Data provided
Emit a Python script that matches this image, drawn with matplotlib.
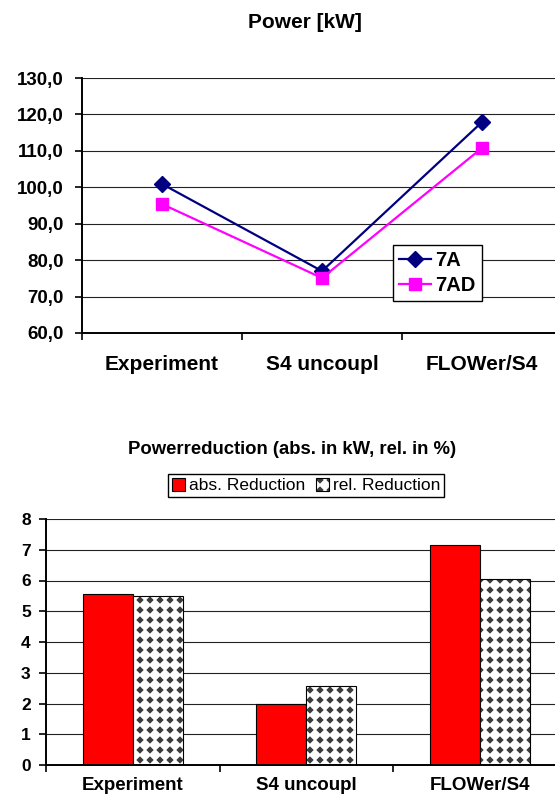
import numpy as np
import matplotlib
matplotlib.use("Agg")
import matplotlib.pyplot as plt
import matplotlib.hatch as mhatch
from matplotlib.path import Path
from matplotlib.legend_handler import HandlerTuple

plt.rcParams['font.family'] = ['Liberation Sans', 'DejaVu Sans']
plt.rcParams['hatch.linewidth'] = 1.0

# data
categories = ['Experiment', 'S4 uncoupl', 'FLOWer/S4']
power_7a = [100.9, 77.0, 117.9]
power_7ad = [95.4, 75.1, 110.8]
power_ticks = [60, 70, 80, 90, 100, 110, 120, 130]
abs_reduction = [5.55, 1.98, 7.15]
rel_reduction = [5.51, 2.58, 6.06]
red_ticks = [0, 1, 2, 3, 4, 5, 6, 7, 8]


class DiamondGrid(mhatch.HatchPatternBase):
    """'.' hatch drawn as a square grid of small filled diamonds."""

    def __init__(self, hatch, density):
        self.num_rows = hatch.count('.') * 5
        self.num_vertices = (self.num_rows + 1) ** 2 * 5 if self.num_rows else 0

    def set_vertices_and_codes(self, vertices, codes):
        step = 1.0 / self.num_rows
        r = 0.27 * step
        shape = np.array([[0, -r], [r, 0], [0, r], [-r, 0], [0, -r]])
        pos = np.arange(self.num_rows + 1) * step
        cx, cy = np.meshgrid(pos, pos)
        centers = np.column_stack([cx.ravel(), cy.ravel()])
        vertices[:] = (centers[:, None, :] + shape[None, :, :]).reshape(-1, 2)
        one = [Path.MOVETO, Path.LINETO, Path.LINETO, Path.LINETO, Path.CLOSEPOLY]
        codes[:] = np.tile(one, len(centers))


mhatch._hatch_types[mhatch._hatch_types.index(mhatch.SmallFilledCircles)] = DiamondGrid

fig = plt.figure(figsize=(5.55, 8.02), dpi=100)
x = np.arange(len(categories))


def category_axis(ax, pad, size):
    # labels sit between the boundary ticks
    ax.set_xticks(np.arange(len(categories)) - 0.5)
    ax.set_xticklabels([])
    ax.tick_params(axis='x', which='major', direction='out', length=5, width=1.2)
    ax.set_xticks(x, minor=True)
    ax.set_xticklabels(categories, minor=True, fontsize=size, fontweight='bold')
    ax.tick_params(axis='x', which='minor', length=0, pad=pad)
    for s in ['top', 'right']:
        ax.spines[s].set_visible(False)
    for s in ['left', 'bottom']:
        ax.spines[s].set_linewidth(1.4)
    ax.set_axisbelow(True)
    ax.yaxis.grid(True, color='#222222', linewidth=0.8)
    ax.tick_params(axis='y', direction='out', length=5, width=1.2)


# ---- power lines ----
ax1 = fig.add_axes([82 / 555, 1 - 333 / 802, 1 - 82 / 555, 255 / 802])
ax1.plot(x, power_7a, color='#000080', marker='D', markersize=8.5, linewidth=1.6, label='7A')
ax1.plot(x, power_7ad, color='#FF00FF', marker='s', markersize=9, linewidth=1.6, label='7AD')
ax1.set_xlim(-0.5, -0.5 + (555 - 82) / 160)
ax1.set_ylim(60, 130)
ax1.set_yticks(power_ticks)
ax1.set_yticklabels([f"{v:.1f}".replace('.', ',') for v in power_ticks],
                    fontsize=13.5, fontweight='bold')
ax1.tick_params(axis='y', pad=8)
category_axis(ax1, pad=16, size=15)
ax1.legend(loc='upper left', bbox_to_anchor=(393 / 555, 1 - 245 / 802),
           bbox_transform=fig.transFigure, fancybox=False, edgecolor='black',
           framealpha=1, prop={'weight': 'bold', 'size': 14.5},
           handlelength=1.6, handletextpad=0.2, borderpad=0.3, labelspacing=0.3,
           borderaxespad=0)
fig.text(305 / 555, 1 - 23 / 802, 'Power [kW]', ha='center', va='center',
         fontsize=15, fontweight='bold')

# ---- power reduction bars ----
ax2 = fig.add_axes([46 / 555, 1 - 765 / 802, 1 - 46 / 555, 246 / 802])
w = 0.288
b_abs = ax2.bar(x - w / 2, abs_reduction, w, color='#FF0000', edgecolor='black',
                linewidth=0.8, label='abs. Reduction')
b_rel = ax2.bar(x + w / 2, rel_reduction, w, color='white', edgecolor='#3a3a3a',
                hatch='..', linewidth=0)
b_rel_edge = ax2.bar(x + w / 2, rel_reduction, w, fill=False, edgecolor='black',
                     linewidth=0.8)
ax2.set_xlim(-0.5, -0.5 + (555 - 46) / 173.5)
ax2.set_ylim(0, 8)
ax2.set_yticks(red_ticks)
ax2.set_yticklabels([str(v) for v in red_ticks], fontsize=12.5, fontweight='bold')
ax2.tick_params(axis='y', pad=6)
category_axis(ax2, pad=9, size=13.5)
ax2.legend([b_abs, (b_rel, b_rel_edge)], ['abs. Reduction', 'rel. Reduction'],
           handler_map={tuple: HandlerTuple(ndivide=1, pad=0)},
           loc='center', bbox_to_anchor=(306 / 555, 1 - 485.5 / 802),
           bbox_transform=fig.transFigure, ncol=2, fancybox=False,
           edgecolor='black', framealpha=1, fontsize=12.5,
           handlelength=0.75, handleheight=0.75, handletextpad=0.25,
           columnspacing=0.6, borderpad=0.22, borderaxespad=0)
fig.text(292 / 555, 1 - 449 / 802, 'Powerreduction (abs. in kW, rel. in %)',
         ha='center', va='center', fontsize=13.3, fontweight='bold')

fig.savefig('out.png', dpi=100)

Work instructions
Look at the listing and set down only the lines from its start through the line with "from matplotlib.legend_handler import", word for word and without pictures.

Correct output
Emit a Python script that matches this image, drawn with matplotlib.
import numpy as np
import matplotlib
matplotlib.use("Agg")
import matplotlib.pyplot as plt
import matplotlib.hatch as mhatch
from matplotlib.path import Path
from matplotlib.legend_handler import HandlerTuple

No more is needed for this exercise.